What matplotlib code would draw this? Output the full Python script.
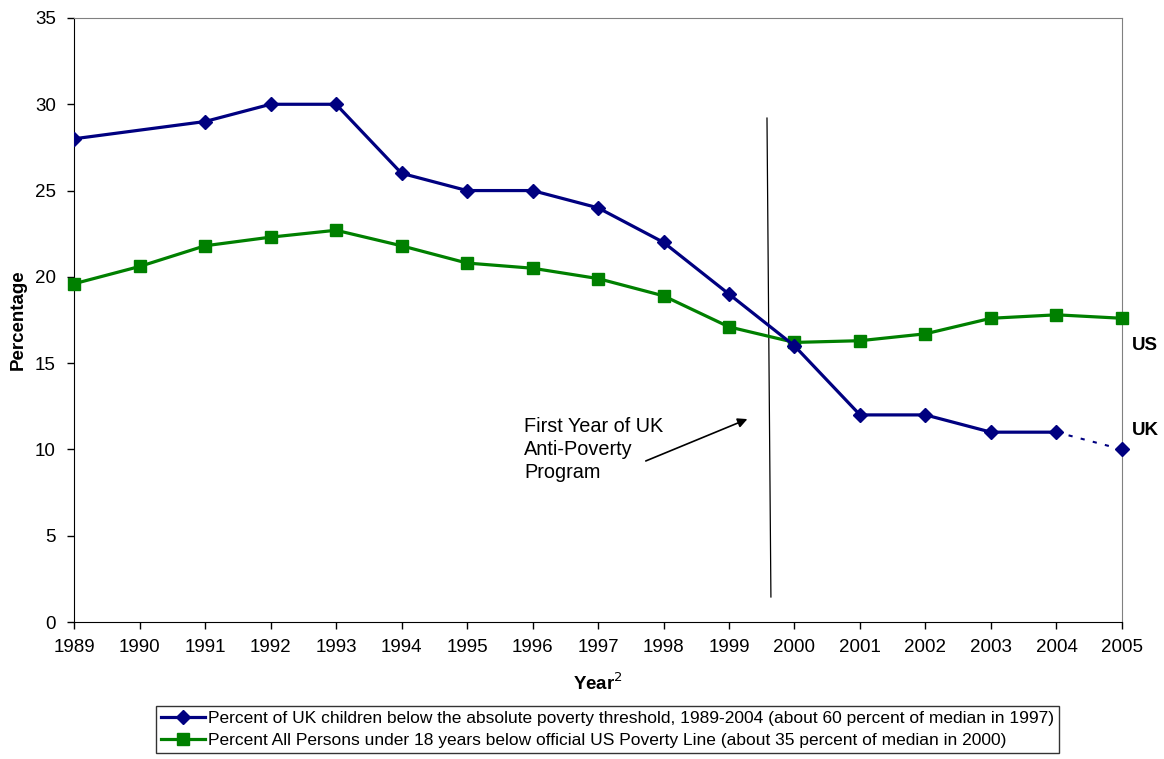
import numpy as np
import matplotlib.pyplot as plt

plt.rcParams['font.family'] = ['Liberation Sans', 'DejaVu Sans']

years = [1989, 1990, 1991, 1992, 1993, 1994, 1995, 1996, 1997,
         1998, 1999, 2000, 2001, 2002, 2003, 2004, 2005]

# UK series: no 1990 point, 2005 shown as a dotted projection
uk_years = [1989, 1991, 1992, 1993, 1994, 1995, 1996, 1997,
            1998, 1999, 2000, 2001, 2002, 2003, 2004]
uk_values = [28, 29, 30, 30, 26, 25, 25, 24, 22, 19, 16, 12, 12, 11, 11]
uk_proj_years = [2004, 2005]
uk_proj_values = [11, 10]

us_values = [19.6, 20.6, 21.8, 22.3, 22.7, 21.8, 20.8, 20.5, 19.9,
             18.9, 17.1, 16.2, 16.3, 16.7, 17.6, 17.8, 17.6]

uk_label = ("Percent of UK children below the absolute poverty threshold, "
            "1989-2004 (about 60 percent of median in 1997)")
us_label = ("Percent All Persons under 18 years below official US Poverty "
            "Line (about 35 percent of median in 2000)")

navy = '#000080'
green = '#008000'
fs = 13.5

fig = plt.figure(figsize=(11.64, 7.59), dpi=100)
ax = fig.add_axes([0.0636, 0.1805, 0.9003, 0.7958])

ax.plot(uk_years, uk_values, color=navy, lw=2.3, marker='D', ms=7.5,
        label=uk_label, zorder=4)
ax.plot(uk_proj_years, uk_proj_values, color=navy, lw=1.5, ls=(0, (2, 4)),
        zorder=3)
ax.plot(uk_proj_years[1:], uk_proj_values[1:], color=navy, ls='none',
        marker='D', ms=7.5, zorder=4, clip_on=False)
ax.plot(years, us_values, color=green, lw=2.3, marker='s', ms=9,
        label=us_label, zorder=3, clip_on=False)

# program start marker line and note
ax.plot([1999.58, 1999.64], [29.2, 1.45], color='black', lw=0.9, zorder=2)
ax.annotate('', xy=(1999.32, 11.82), xytext=(1997.69, 9.27),
            arrowprops=dict(arrowstyle='-|>', color='black', lw=1.2,
                            mutation_scale=14))
ax.text(1995.87, 11.9, 'First Year of UK\nAnti-Poverty\nProgram',
        fontsize=14.3, va='top', ha='left', linespacing=1.28)

ax.text(2005.15, 16.0, 'US', fontsize=fs, fontweight='bold',
        va='center', ha='left', clip_on=False)
ax.text(2005.15, 11.1, 'UK', fontsize=fs, fontweight='bold',
        va='center', ha='left', clip_on=False)

ax.set_xlim(1989, 2005)
ax.set_ylim(0, 35)
ax.set_xticks(years)
ax.set_yticks(np.arange(0, 36, 5))
ax.tick_params(labelsize=fs, direction='out', length=5, width=1)
ax.tick_params(axis='x', pad=7)
ax.tick_params(axis='y', pad=8)

for side in ('top', 'right'):
    ax.spines[side].set_color('#808080')
for side in ('left', 'bottom'):
    ax.spines[side].set_color('black')

ax.set_ylabel('Percentage', fontsize=fs, fontweight='bold', labelpad=6)
ax.set_xlabel('Year$^2$', fontsize=fs, fontweight='bold', labelpad=12)

fig.legend(loc='upper center', bbox_to_anchor=(0.522, 0.0698),
           borderaxespad=0, fontsize=12.5, frameon=True, fancybox=False,
           edgecolor='black', borderpad=0.3, handlelength=2.5,
           handletextpad=0.2, labelspacing=0.35)

fig.savefig('out.png', dpi=100)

### Task goal:
Starting with the first line of the data above and ending with the line containing "1998, 1999, 2000, 2001, 2002, 2003, 2004, 2005]", please restate every line exactly, leaving images out.

### Solution to this task:
What matplotlib code would draw this? Output the full Python script.
import numpy as np
import matplotlib.pyplot as plt

plt.rcParams['font.family'] = ['Liberation Sans', 'DejaVu Sans']

years = [1989, 1990, 1991, 1992, 1993, 1994, 1995, 1996, 1997,
         1998, 1999, 2000, 2001, 2002, 2003, 2004, 2005]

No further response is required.